Linux 5.9 Features New GPU Support To Numerous Security + Performance Optimizations

Written by Michael Larabel in Software on 16 August 2020 at 03:04 PM EDT. Page 1 of 2. 11 Comments.

Linux 5.9-rc1 is set to be released this evening in marking the end of the two-week long merge window where new features are introduced for the cycle.

Linux 5.9 is shaping up to be another big release with as of writing having seen 456k lines of code added to the kernel tree this merge window since v5.8. For the Linux 5.9 merge window as of now there's been 727,379 insertions and 270,919 lines of code removed across 13,177 files. In comparison the Linux 5.8 merge window that was one of the largest ever saw 543k lines of code added while Linux 5.7 of its more modest size saw 263k lines added back during its merge window.

Among the many changes to find with Linux 5.9 is AMD/Intel CPUs can finally benefit from FSGSBASE support in the kernel as a performance win in some areas, initial AMD Navi 2 graphics support, initial Rocket Lake and DG1 graphics support on the Intel side, checkpoint/restore capabilities for unprivileged processes, NVMe ZNS support, a safeguard for fending off "shims" from using GPL-only symbols when really being used by proprietary drivers, and even a multi-color LED framework is introduced.

Among the many changes in Linux 5.9 are listed below thanks to our original reporting and tracking on the kernel developments as they happen.
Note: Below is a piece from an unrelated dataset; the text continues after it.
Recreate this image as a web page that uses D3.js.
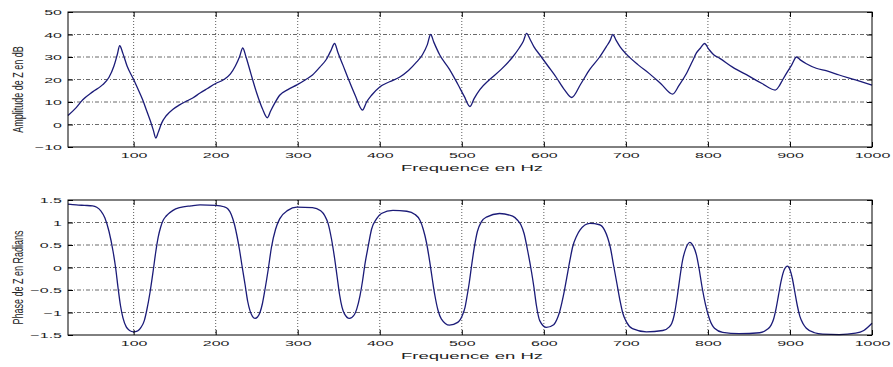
<!DOCTYPE html>
<html>
<head>
<meta charset="utf-8">
<script src="https://cdn.jsdelivr.net/npm/d3@7"></script>
<style>
  body { margin: 0; background: #fff; }
  svg { display: block; }
</style>
</head>
<body>
<div id="chart"></div>
<script>
    // amplitude of Z (dB)
    var ampFreq = [20, 30, 38, 50, 62, 70, 76, 80, 83, 87, 92, 100, 105, 111, 116, 120, 124, 127, 130, 134, 140, 148, 156, 165, 172, 181, 190, 200, 210, 218, 224, 229, 233, 237, 243, 250, 257, 263, 267, 272, 278, 288, 299, 310, 318, 327, 335, 340, 345, 349, 355, 362, 370, 379, 384, 390, 400, 412, 424, 435, 445, 452, 458, 462, 466, 473, 485, 495, 503, 510, 515, 522, 534, 548, 562, 570, 575, 579, 583, 588, 595, 605, 615, 625, 634, 645, 656, 668, 676, 681, 684, 688, 693, 700, 715, 729, 743, 757, 765, 774, 781, 786, 791, 796, 801, 807, 814, 830, 850, 866, 882, 887, 891, 897, 902, 908, 913, 920, 932, 945, 960, 980, 1000];
    var ampDb = [4, 7.5, 11, 14.5, 17.6, 21, 26, 31, 35, 31.5, 26, 20, 16, 11, 6, 2, -2.5, -6, -3.5, 0.5, 4, 6.8, 8.7, 10.5, 11.8, 14, 16, 18.2, 20, 22.5, 26, 30, 34, 30, 22.5, 14, 7, 3, 6, 9.5, 13, 15.5, 17.6, 20, 22, 25.5, 29, 32.5, 36, 32, 26.5, 20, 13, 6.4, 10, 13, 16.7, 19, 21, 24, 27.8, 31, 35.5, 40, 36.5, 31, 24.5, 18, 12.5, 8, 11.5, 15.5, 20, 24.5, 30, 34, 37, 40.5, 38, 34.5, 31, 26, 21, 15.5, 12, 18, 24.5, 30, 34.5, 37.5, 40, 37.5, 34.5, 31.5, 26.5, 22.5, 18, 13.5, 17.5, 22.8, 28, 31.8, 34, 36, 33.5, 31, 29.5, 25.5, 21.5, 18.2, 15.3, 17.2, 19.8, 23.5, 26.4, 30, 28.6, 27, 25, 23.8, 22, 19.8, 17.5];

    // phase of Z (radians)
    var phaseFreq = [20, 30, 40, 50, 55, 60, 65, 70, 75, 78, 81, 84, 87, 91, 95, 100, 105, 109, 113, 116, 120, 124, 127, 130, 133, 136, 140, 148, 156, 170, 181, 200, 210, 215, 219, 223, 226, 229, 232, 236, 239, 242, 245, 248, 251, 254, 257, 260, 264, 268, 273, 278, 288, 299, 318, 328, 333, 337, 341, 345, 348, 351, 354, 357, 363, 369, 372, 376, 379, 382, 386, 390, 396, 402, 416, 433, 443, 449, 453, 457, 461, 464, 467, 471, 475, 485, 495, 501, 504, 506, 509, 512, 515, 519, 524, 530, 546, 562, 568, 572, 576, 580, 585, 588, 591, 595, 603, 612, 616, 619, 622, 625, 628, 632, 635, 640, 644, 656, 668, 674, 678, 681, 685, 689, 693, 696, 701, 708, 725, 745, 753, 756, 759, 763, 766, 769, 773, 778, 782, 786, 789, 793, 797, 802, 808, 818, 838, 863, 872, 877, 880, 883, 886, 889, 893, 897, 900, 903, 906, 909, 912, 916, 920, 930, 940, 960, 980, 990, 1000];
    var phaseRad = [1.41, 1.39, 1.38, 1.37, 1.34, 1.26, 1.1, 0.8, 0.35, 0.0, -0.45, -0.85, -1.12, -1.32, -1.4, -1.43, -1.41, -1.33, -1.18, -0.95, -0.55, -0.05, 0.35, 0.68, 0.9, 1.05, 1.15, 1.27, 1.33, 1.37, 1.39, 1.38, 1.35, 1.3, 1.18, 0.95, 0.7, 0.4, 0.05, -0.4, -0.75, -0.97, -1.09, -1.13, -1.1, -1.0, -0.8, -0.5, -0.05, 0.45, 0.85, 1.08, 1.27, 1.34, 1.33, 1.26, 1.15, 0.98, 0.65, 0.2, -0.2, -0.6, -0.88, -1.03, -1.13, -1.05, -0.92, -0.62, -0.3, 0.08, 0.48, 0.85, 1.08, 1.2, 1.27, 1.25, 1.18, 1.05, 0.85, 0.55, 0.12, -0.25, -0.6, -0.95, -1.14, -1.28, -1.22, -1.05, -0.88, -0.68, -0.35, 0.05, 0.42, 0.8, 1.02, 1.12, 1.2, 1.14, 1.05, 0.95, 0.75, 0.4, -0.1, -0.45, -0.85, -1.18, -1.33, -1.27, -1.15, -1.0, -0.78, -0.52, -0.22, 0.18, 0.45, 0.7, 0.83, 0.98, 0.95, 0.83, 0.65, 0.45, 0.05, -0.35, -0.75, -1.0, -1.22, -1.36, -1.43, -1.4, -1.32, -1.24, -1.05, -0.6, -0.2, 0.15, 0.42, 0.56, 0.48, 0.28, 0.0, -0.45, -0.82, -1.15, -1.35, -1.44, -1.47, -1.45, -1.38, -1.28, -1.15, -0.92, -0.62, -0.32, -0.05, 0.03, -0.05, -0.25, -0.55, -0.85, -1.08, -1.25, -1.35, -1.45, -1.48, -1.49, -1.46, -1.4, -1.24];

    var freqTicks = [100, 200, 300, 400, 500, 600, 700, 800, 900, 1000];
    var ampTicks = [-10, 0, 10, 20, 30, 40, 50];
    var phaseTicks = [-1.5, -1, -0.5, 0, 0.5, 1, 1.5];

    var width = 893, height = 367;
    var left = 68, right = 872;

    var svg = d3.select("#chart")
      .append("svg")
      .attr("width", width)
      .attr("height", height);

    svg.append("rect")
      .attr("width", width)
      .attr("height", height)
      .attr("fill", "#fff");

    var x = d3.scaleLinear()
      .domain([20, 1000])
      .range([left, right]);

    // one subplot, matlab style: boxed, inward ticks, dash-dot grid
    function drawPanel(top, bottom, yDomain, yTicks, xs, ys, yTitle) {
      var y = d3.scaleLinear()
        .domain(yDomain)
        .range([bottom, top]);

      var g = svg.append("g");

      // grid
      g.selectAll(".vgrid")
        .data(freqTicks.filter(function (d) { return d < 1000; }))
        .enter().append("line")
        .attr("x1", function (d) { return x(d); })
        .attr("x2", function (d) { return x(d); })
        .attr("y1", top)
        .attr("y2", bottom)
        .attr("stroke", "#333")
        .attr("stroke-width", 0.8)
        .attr("stroke-dasharray", "1,2");

      g.selectAll(".hgrid")
        .data(yTicks.filter(function (d) { return d > yDomain[0] && d < yDomain[1]; }))
        .enter().append("line")
        .attr("x1", left)
        .attr("x2", right)
        .attr("y1", function (d) { return y(d); })
        .attr("y2", function (d) { return y(d); })
        .attr("stroke", "#444")
        .attr("stroke-width", 0.8)
        .attr("stroke-dasharray", "4,2,1,2");

      // the curve
      var line = d3.line()
        .x(function (d) { return x(d[0]); })
        .y(function (d) { return y(d[1]); })
        .curve(d3.curveMonotoneX);

      g.append("path")
        .datum(d3.zip(xs, ys))
        .attr("d", line)
        .attr("fill", "none")
        .attr("stroke", "#1b1b78")
        .attr("stroke-width", 1.3);

      // axes
      var xAxis = g.append("g")
        .attr("transform", "translate(0," + bottom + ")")
        .call(d3.axisBottom(x).tickValues(freqTicks).tickSizeInner(-5).tickSizeOuter(0).tickPadding(5).tickFormat(d3.format("d")));
      g.append("g")
        .attr("transform", "translate(0," + top + ")")
        .call(d3.axisTop(x).tickValues(freqTicks).tickSizeInner(-5).tickSizeOuter(0).tickFormat(""));
      var yAxis = g.append("g")
        .attr("transform", "translate(" + left + ",0)")
        .call(d3.axisLeft(y).tickValues(yTicks).tickSizeInner(-5).tickSizeOuter(0).tickPadding(6).tickFormat(d3.format("")));
      g.append("g")
        .attr("transform", "translate(" + right + ",0)")
        .call(d3.axisRight(y).tickValues(yTicks).tickSizeInner(-5).tickSizeOuter(0).tickFormat(""));

      g.selectAll(".domain").remove();
      g.selectAll(".tick line").attr("stroke", "#000");

      xAxis.selectAll("text")
        .attr("font-family", "Liberation Sans, Arial, sans-serif")
        .attr("font-size", 8)
        .attr("fill", "#222")
        .attr("transform", "scale(2,1)");
      yAxis.selectAll("text")
        .attr("font-family", "Liberation Sans, Arial, sans-serif")
        .attr("font-size", 8)
        .attr("fill", "#222")
        .attr("x", -3)
        .attr("transform", "scale(2,1)");

      // frame
      g.append("rect")
        .attr("x", left)
        .attr("y", top)
        .attr("width", right - left)
        .attr("height", bottom - top)
        .attr("fill", "none")
        .attr("stroke", "#000")
        .attr("stroke-width", 1);

      // x title
      g.append("text")
        .attr("transform", "translate(472," + (bottom + 24) + ") scale(1.95,1)")
        .attr("text-anchor", "middle")
        .attr("font-family", "Liberation Sans, Arial, sans-serif")
        .attr("font-size", 9.5)
        .attr("fill", "#222")
        .text("Frequence en Hz");

      // y title
      g.append("text")
        .attr("transform", "translate(23," + ((top + bottom) / 2 + 10) + ") rotate(-90) scale(1,1.6)")
        .attr("text-anchor", "middle")
        .attr("font-family", "Liberation Sans, Arial, sans-serif")
        .attr("font-size", 9)
        .attr("fill", "#222")
        .text(yTitle);
    }

    drawPanel(12, 147, [-10, 50], ampTicks, ampFreq, ampDb, "Amplitude de Z en dB");
    drawPanel(200, 335, [-1.5, 1.5], phaseTicks, phaseFreq, phaseRad, "Phase de Z en Radians");
</script>
</body>
</html>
If you enjoy the Phoronix recaps, consider showing your support by joining Phoronix Premium.

Processors / Platforms

- FSGSBASE is finally mainlined in offering various performance benefits.

- The Intel P-State driver for frequency scaling now supports operating in passive mode with hardware p-states (HWP) enabled.

- P2PDMA is now enabled for usage with all AMD Zen CPUs and newer for peer-to-peer direct memory access between multiple PCI Express devices.

- Continued POWER10 enablement for these upcoming IBM/OpenPOWER processors.

- Improved TLB flushing on OpenRISC.

- Intel Keem Bay support.

- Support for using the Intel SERIALIZE instruction to be found on future CPUs.

- More RISC-V architecture features have been implemented.

- ARM/ARM64 is now defaulting to Schedutil as the default CPU frequency scaling governor.

- Removal of the Unicore 32-bit RISC architecture.

Graphics

- AMD Sienna Cichlid and Navy Flounder support as the first GFX10.3 / Navi 2 graphics processors. These GPUs are expected to be launched later this year. Besides Linux 5.9+, Mesa 20.2 and LLVM 11.0 are also needed for the open-source driver support.

- Intel Rocket Lake support for that desktop CPU expected next year with Gen12 graphics.

- The first-cut DG1 support for Intel's Xe discrete graphics card. The initial bits are in place but will likely be a few kernel releases before it's all in good standing.

- Many other open-source graphics/display driver improvements.

Motherboards & More Hardware

- Support for a lot of new audio hardware as well as Intel Silent Stream support.

- Intel Emmitsburg support has begun appearing.

Storage / File-Systems

- Many IO_uring improvements.

- Btrfs performance improvements and other optimizations.

- FSCRYPT inline encryption for use with modern SoCs.

- Secure TRIM for F2FS along with garbage collection enhancements and more for this Flash-Friendly File-System.

- Many improvements for XFS.

- The NFS client and NFS server now support user extended attributes "user xattrs" with NFSv4.

- Intel has led support for NVDIMM firmware updates without needing system reboots.

- NVMe ZNS support for zoned namespaces.